WHAT YOU HAVE TO DO: Quote the whole listing word for word. Do not include the pictures.

DATA BLOCK:
● ● ● ●
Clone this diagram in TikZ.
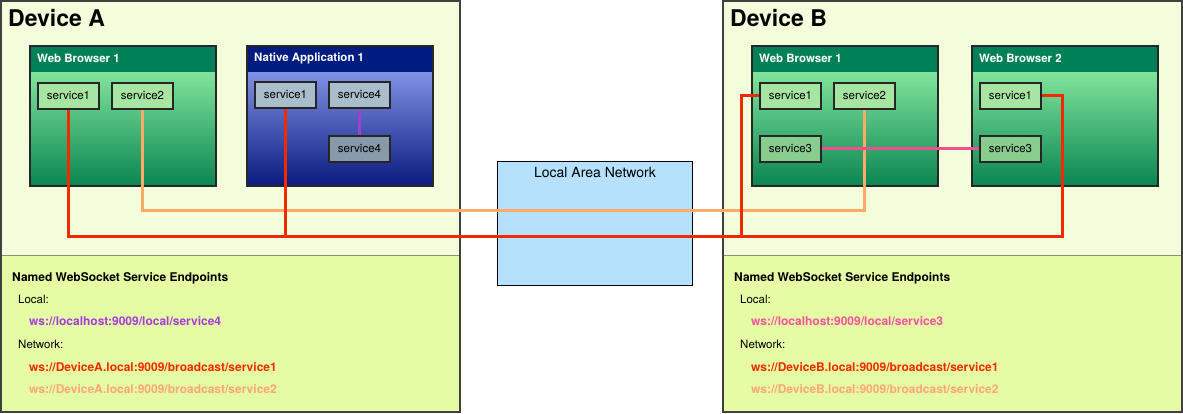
\documentclass[tikz,border=0pt]{standalone}
\usepackage{fontspec}
\setmainfont{TeX Gyre Heros}
\usetikzlibrary{positioning, calc}

\definecolor{devtop}{HTML}{F3FDDB}
\definecolor{devbot}{HTML}{E6FCA4}
\definecolor{wbhead}{HTML}{008056}
\definecolor{wbtop}{HTML}{9CFAAC}
\definecolor{wbbot}{HTML}{0A8552}
\definecolor{nahead}{HTML}{001C80}
\definecolor{natop}{HTML}{9AACFC}
\definecolor{nabot}{HTML}{0A1A7E}
\definecolor{svcg}{HTML}{A6E6A2}
\definecolor{svcgd}{HTML}{88CC8E}
\definecolor{svcb}{HTML}{A8BECA}
\definecolor{svcbd}{HTML}{889AAA}
\definecolor{lanfill}{HTML}{B5E1FC}
\definecolor{redln}{HTML}{F22A00}
\definecolor{orgln}{HTML}{FFAA66}
\definecolor{pinkln}{HTML}{F0508E}
\definecolor{purpln}{HTML}{A23FD0}
\definecolor{purptx}{HTML}{A43ED8}
\definecolor{pinktx}{HTML}{F2529E}
\definecolor{orgtx}{HTML}{FFA578}

\begin{document}
\begin{tikzpicture}[x=1pt, y=-1pt,
    dev/.style={draw=black!75, line width=2pt, fill=devtop, anchor=north west, inner sep=0,
      minimum width=459pt, minimum height=411pt,
      path picture={\fill[devbot] ([yshift=157pt]path picture bounding box.south west) rectangle (path picture bounding box.south east);
        \draw[black!45, line width=1pt] ([yshift=157pt]path picture bounding box.south west) -- ([yshift=157pt]path picture bounding box.south east);}},
    devtitle/.style={anchor=base west, inner sep=0, font=\bfseries\fontsize{23}{26}\selectfont},
    app/.style={draw=black!85, line width=2pt, anchor=north west, inner sep=0, minimum width=186pt, minimum height=140pt},
    hdr/.style={path picture={\fill[#1] (path picture bounding box.north west) rectangle ([yshift=-26pt]path picture bounding box.north east);}},
    browser/.style={app, top color=wbtop, bottom color=wbbot, hdr=wbhead},
    native/.style={app, top color=natop, bottom color=nabot, hdr=nahead},
    apptitle/.style={anchor=west, inner sep=0, text=white, font=\bfseries\fontsize{11.5}{13}\selectfont},
    svc/.style={draw=black!85, line width=2pt, fill=#1, anchor=north west, inner sep=0,
      minimum width=61pt, minimum height=26pt, font=\fontsize{11.5}{13}\selectfont},
    lanbox/.style={draw=black, line width=1pt, fill=lanfill, anchor=north west, minimum width=195pt, minimum height=124pt},
    wire/.style={line width=3pt, draw=#1},
    ep/.style={anchor=base west, inner sep=0, font=\fontsize{11.5}{13}\selectfont},
    epb/.style={anchor=base west, inner sep=0, font=\bfseries\fontsize{12}{14}\selectfont}]

  % devices and network
  \useasboundingbox (0,0) rectangle (1183,414);
  \node[dev] (devA) at (0,0) {};
  \node[dev] (devB) at (722,0) {};
  \node[lanbox] (lan) at (497,161) {};
  \node[inner sep=0, font=\fontsize{14}{16}\selectfont, below=6pt of lan.north] (lant) {Local Area Network};

  % applications
  \node[browser] (wbA1) at (29,45) {};
  \node[native] (naA1) at (246,45) {};
  \node[browser] (wbB1) at (751,45) {};
  \node[browser] (wbB2) at (971,45) {};
  \foreach \a/\t in {wbA1/Web Browser 1, naA1/Native Application 1, wbB1/Web Browser 1, wbB2/Web Browser 2}
    \node[apptitle] (\a t) at ([shift={(8,13)}]\a.north west) {\t};

  % services
  \node[svc=svcg] (sA1) at ([shift={(8,37)}]wbA1.north west) {service1};
  \node[svc=svcg, right=11pt of sA1] (sA2) {service2};
  \node[svc=svcb] (nA1) at ([shift={(8,36)}]naA1.north west) {service1};
  \node[svc=svcb, right=11pt of nA1] (nA4) {service4};
  \node[svc=svcbd, below=26pt of nA4] (nA4b) {service4};
  \node[svc=svcg] (sB1) at ([shift={(8,37)}]wbB1.north west) {service1};
  \node[svc=svcg, right=11pt of sB1] (sB2) {service2};
  \node[svc=svcgd, below=25pt of sB1] (sB3) {service3};
  \node[svc=svcg] (tB1) at ([shift={(8,37)}]wbB2.north west) {service1};
  \node[svc=svcgd, below=25pt of tB1] (tB3) {service3};

  % connections
  \coordinate (orgbus) at (0,211);
  \coordinate (redbus) at (1062,236);
  \coordinate (redtap) at (741,236);
  \draw[wire=orgln] (sA2.south) |- (orgbus -| sB2.south) -- (sB2.south);
  \draw[wire=redln] (sA1.south) |- (redbus) |- (tB1.east);
  \draw[wire=redln] (nA1.south) -- (nA1.south |- redbus);
  \draw[wire=redln] (sB1.west) -| (redtap);
  \draw[wire=pinkln] (sB3.east) -- (tB3.west);
  \draw[wire=purpln] (nA4.south) -- (nA4b.north);

  % endpoint lists
  \foreach \d/\o/\c/\s in {A/0/purptx/4, B/722/pinktx/3}{
    \node[devtitle] (title\d) at (8+\o,27) {Device \d};
    \node[epb] (ep\d) at (12+\o,281) {Named WebSocket Service Endpoints};
    \node[ep] (loc\d) at (18+\o,303) {Local:};
    \node[epb, text=\c] (wsl\d) at (29+\o,325) {ws://localhost:9009/local/service\s};
    \node[ep] (net\d) at (18+\o,348) {Network:};
    \node[epb, text=redln] (wsa\d) at (29+\o,371) {ws://Device\d.local:9009/broadcast/service1};
    \node[epb, text=orgtx] (wsb\d) at (29+\o,393) {ws://Device\d.local:9009/broadcast/service2};
  }
\end{tikzpicture}
\end{document}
● ● ● ●
SOLUTION TO THIS EXERCISE:
Clone this diagram in TikZ.
\documentclass[tikz,border=0pt]{standalone}
\usepackage{fontspec}
\setmainfont{TeX Gyre Heros}
\usetikzlibrary{positioning, calc}

\definecolor{devtop}{HTML}{F3FDDB}
\definecolor{devbot}{HTML}{E6FCA4}
\definecolor{wbhead}{HTML}{008056}
\definecolor{wbtop}{HTML}{9CFAAC}
\definecolor{wbbot}{HTML}{0A8552}
\definecolor{nahead}{HTML}{001C80}
\definecolor{natop}{HTML}{9AACFC}
\definecolor{nabot}{HTML}{0A1A7E}
\definecolor{svcg}{HTML}{A6E6A2}
\definecolor{svcgd}{HTML}{88CC8E}
\definecolor{svcb}{HTML}{A8BECA}
\definecolor{svcbd}{HTML}{889AAA}
\definecolor{lanfill}{HTML}{B5E1FC}
\definecolor{redln}{HTML}{F22A00}
\definecolor{orgln}{HTML}{FFAA66}
\definecolor{pinkln}{HTML}{F0508E}
\definecolor{purpln}{HTML}{A23FD0}
\definecolor{purptx}{HTML}{A43ED8}
\definecolor{pinktx}{HTML}{F2529E}
\definecolor{orgtx}{HTML}{FFA578}

\begin{document}
\begin{tikzpicture}[x=1pt, y=-1pt,
    dev/.style={draw=black!75, line width=2pt, fill=devtop, anchor=north west, inner sep=0,
      minimum width=459pt, minimum height=411pt,
      path picture={\fill[devbot] ([yshift=157pt]path picture bounding box.south west) rectangle (path picture bounding box.south east);
        \draw[black!45, line width=1pt] ([yshift=157pt]path picture bounding box.south west) -- ([yshift=157pt]path picture bounding box.south east);}},
    devtitle/.style={anchor=base west, inner sep=0, font=\bfseries\fontsize{23}{26}\selectfont},
    app/.style={draw=black!85, line width=2pt, anchor=north west, inner sep=0, minimum width=186pt, minimum height=140pt},
    hdr/.style={path picture={\fill[#1] (path picture bounding box.north west) rectangle ([yshift=-26pt]path picture bounding box.north east);}},
    browser/.style={app, top color=wbtop, bottom color=wbbot, hdr=wbhead},
    native/.style={app, top color=natop, bottom color=nabot, hdr=nahead},
    apptitle/.style={anchor=west, inner sep=0, text=white, font=\bfseries\fontsize{11.5}{13}\selectfont},
    svc/.style={draw=black!85, line width=2pt, fill=#1, anchor=north west, inner sep=0,
      minimum width=61pt, minimum height=26pt, font=\fontsize{11.5}{13}\selectfont},
    lanbox/.style={draw=black, line width=1pt, fill=lanfill, anchor=north west, minimum width=195pt, minimum height=124pt},
    wire/.style={line width=3pt, draw=#1},
    ep/.style={anchor=base west, inner sep=0, font=\fontsize{11.5}{13}\selectfont},
    epb/.style={anchor=base west, inner sep=0, font=\bfseries\fontsize{12}{14}\selectfont}]

  % devices and network
  \useasboundingbox (0,0) rectangle (1183,414);
  \node[dev] (devA) at (0,0) {};
  \node[dev] (devB) at (722,0) {};
  \node[lanbox] (lan) at (497,161) {};
  \node[inner sep=0, font=\fontsize{14}{16}\selectfont, below=6pt of lan.north] (lant) {Local Area Network};

  % applications
  \node[browser] (wbA1) at (29,45) {};
  \node[native] (naA1) at (246,45) {};
  \node[browser] (wbB1) at (751,45) {};
  \node[browser] (wbB2) at (971,45) {};
  \foreach \a/\t in {wbA1/Web Browser 1, naA1/Native Application 1, wbB1/Web Browser 1, wbB2/Web Browser 2}
    \node[apptitle] (\a t) at ([shift={(8,13)}]\a.north west) {\t};

  % services
  \node[svc=svcg] (sA1) at ([shift={(8,37)}]wbA1.north west) {service1};
  \node[svc=svcg, right=11pt of sA1] (sA2) {service2};
  \node[svc=svcb] (nA1) at ([shift={(8,36)}]naA1.north west) {service1};
  \node[svc=svcb, right=11pt of nA1] (nA4) {service4};
  \node[svc=svcbd, below=26pt of nA4] (nA4b) {service4};
  \node[svc=svcg] (sB1) at ([shift={(8,37)}]wbB1.north west) {service1};
  \node[svc=svcg, right=11pt of sB1] (sB2) {service2};
  \node[svc=svcgd, below=25pt of sB1] (sB3) {service3};
  \node[svc=svcg] (tB1) at ([shift={(8,37)}]wbB2.north west) {service1};
  \node[svc=svcgd, below=25pt of tB1] (tB3) {service3};

  % connections
  \coordinate (orgbus) at (0,211);
  \coordinate (redbus) at (1062,236);
  \coordinate (redtap) at (741,236);
  \draw[wire=orgln] (sA2.south) |- (orgbus -| sB2.south) -- (sB2.south);
  \draw[wire=redln] (sA1.south) |- (redbus) |- (tB1.east);
  \draw[wire=redln] (nA1.south) -- (nA1.south |- redbus);
  \draw[wire=redln] (sB1.west) -| (redtap);
  \draw[wire=pinkln] (sB3.east) -- (tB3.west);
  \draw[wire=purpln] (nA4.south) -- (nA4b.north);

  % endpoint lists
  \foreach \d/\o/\c/\s in {A/0/purptx/4, B/722/pinktx/3}{
    \node[devtitle] (title\d) at (8+\o,27) {Device \d};
    \node[epb] (ep\d) at (12+\o,281) {Named WebSocket Service Endpoints};
    \node[ep] (loc\d) at (18+\o,303) {Local:};
    \node[epb, text=\c] (wsl\d) at (29+\o,325) {ws://localhost:9009/local/service\s};
    \node[ep] (net\d) at (18+\o,348) {Network:};
    \node[epb, text=redln] (wsa\d) at (29+\o,371) {ws://Device\d.local:9009/broadcast/service1};
    \node[epb, text=orgtx] (wsb\d) at (29+\o,393) {ws://Device\d.local:9009/broadcast/service2};
  }
\end{tikzpicture}
\end{document}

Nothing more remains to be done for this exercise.